The leader of Yearn for Economic Sustainability (YES), Molefi Ntšonyana, wrote the mine last week threatening to sue for allegedly failing to follow section 11 of the Act.
Ntšonyana argued that the Act “does not grant the Letšeng Diamond 100 percent to mine with its good own equipment” but it should engage Basotho companies like it did with the MMIC.

Ntšonyana said Letšeng Diamond and the MMIC made the agreement to acquire the MMIC equipment so that the mine could continue with its mining activities “without any advertisement to seek qualified Basotho to provide such services”.

Ntšonyana said the agreement unilaterally denied Basotho a chance to tender for such services and ignored the fact that the government of Lesotho on behalf of Basotho own 30 percent in the Letšeng Diamond.

“It is advisable to reconsider your decision,” Ntšonyana said, adding that they would also write to the mining board requesting the resolution they made regarding this matter of insourcing mining activities.

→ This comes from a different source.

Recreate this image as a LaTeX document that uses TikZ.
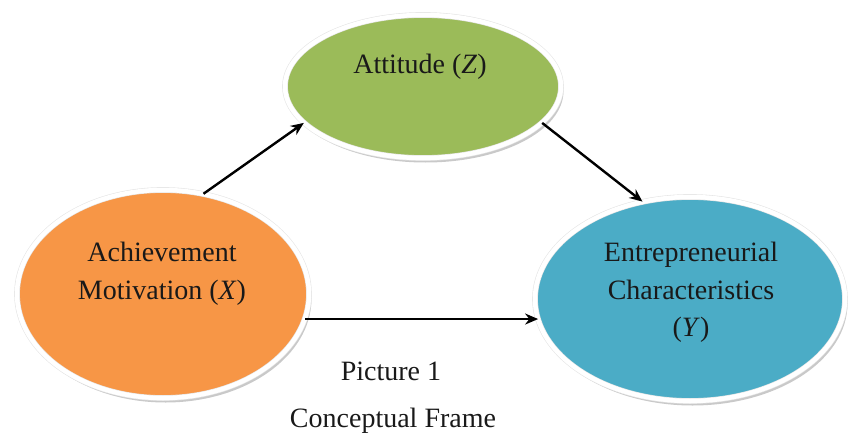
\documentclass[tikz,border=0pt]{standalone}
\usepackage{fontspec}
\setmainfont{Liberation Serif}
\usetikzlibrary{shapes.geometric,shadows,arrows.meta}
\definecolor{cgreen}{HTML}{9BBB59}
\definecolor{corange}{HTML}{F79646}
\definecolor{cblue}{HTML}{4BACC6}
\tikzset{
  oval/.style={ellipse, draw=black!10, line width=0.6pt, double=white, double distance=4.5pt, inner sep=0pt,
    drop shadow={shadow xshift=2.5pt, shadow yshift=-4.5pt, opacity=0.3, fill=black!70}},
  lbl/.style={align=center, inner sep=0pt, font=\fontsize{28}{37.5}\selectfont, text=black!90},
  conn/.style={-{Stealth[length=13pt,width=11pt]}, line width=2.4pt, black}
}
\begin{document}
\begin{tikzpicture}[x=1pt,y=-1pt]
\useasboundingbox (0,0) rectangle (851,436);
\node[oval, fill=cgreen, minimum width=276pt, minimum height=143pt] (Z) at (423,86.5) {};
\node[oval, fill=corange, minimum width=292pt, minimum height=208pt] (X) at (163,294) {};
\node[oval, fill=cblue, minimum width=310pt, minimum height=204pt] (Y) at (690,299) {};
\node[lbl] (Zt) at (420,67) {Attitude (\textit{Z})};
\node[lbl] (Xt) at (162,274) {Achievement\\Motivation (\textit{X})};
\node[lbl] (Yt) at (691,292.5) {Entrepreneurial\\Characteristics\\(\textit{Y})};
\node[lbl, anchor=base] (cap1) at (391,380) {Picture 1};
\node[lbl, anchor=base] (cap2) at (393,427) {Conceptual Frame};
\draw[conn] (X.68) -- (Z.197);
\draw[conn] (Z.343) -- (Y.116);
\draw[conn] (X.350) -- (X.350 -| Y.188);
\end{tikzpicture}
\end{document}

He said the company should adhere to section 11 of the Mines and Minerals Act of 2005 and within 14 working days the matter should be reconsidered, “failing which we will have no choice but to drag the company to the courts of law”.

In his response, Thinyane said Ntšonyana must “revisit the section in question in full for its correct interpretation”.

“Letšeng Diamond is under no obligation to advertise to seek qualified Basotho to provide services where it is willing and has the capacity to undertake the same services,” Thinyane said.

He said the decision relating to the agreement referred to has been through the necessary governance structures and is therefore procedural.
Thinyane said Letšeng is a corporate citizen that is fully compliant with the laws of Lesotho.